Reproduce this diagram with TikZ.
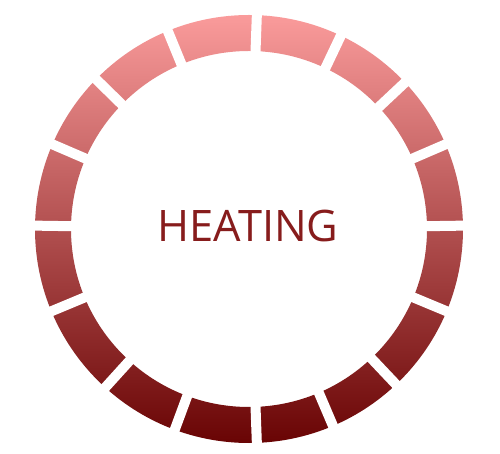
\documentclass[tikz,border=0pt]{standalone}
\usepackage{fontspec}
\setmainfont{Open Sans}
\usepackage{xcolor}
\definecolor{heatlight}{HTML}{FA9B9B}
\definecolor{heatdark}{HTML}{690404}
\definecolor{heattext}{HTML}{871C1C}

\begin{document}
\begin{tikzpicture}[
  x=1pt,
  y=1pt,
  every node/.style={font=\fontsize{43.4}{50}\selectfont}
]
  \def\outerring{(0,0) circle (214)}
  \def\innerring{(0,0) circle (178)}

  \useasboundingbox (-249,-225) rectangle (251,229);

  % ring with one gradient from top to bottom
  \shade[even odd rule, top color=heatlight, bottom color=heatdark]
    \outerring \innerring;

  % white cuts between the sixteen pieces
  \foreach \a in {0.9,23.3,43.2,64.6,87.9,112.3,135.6,156.7,
                  179.1,202.6,227.8,249.7,272.1,293.1,313.4,337.4}
    \draw[white, line width=10pt] (\a:170) -- (\a:222);

  \node[heattext] (label) at (-1,2.8) {HEATING};
\end{tikzpicture}
\end{document}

Given instruction
The lines from the start of the data through the line that contains "(-249,-225) rectangle (251,229);" are to be returned exactly, please, with both ends included and every picture left out.

Correct response
Reproduce this diagram with TikZ.
\documentclass[tikz,border=0pt]{standalone}
\usepackage{fontspec}
\setmainfont{Open Sans}
\usepackage{xcolor}
\definecolor{heatlight}{HTML}{FA9B9B}
\definecolor{heatdark}{HTML}{690404}
\definecolor{heattext}{HTML}{871C1C}

\begin{document}
\begin{tikzpicture}[
  x=1pt,
  y=1pt,
  every node/.style={font=\fontsize{43.4}{50}\selectfont}
]
  \def\outerring{(0,0) circle (214)}
  \def\innerring{(0,0) circle (178)}

  \useasboundingbox (-249,-225) rectangle (251,229);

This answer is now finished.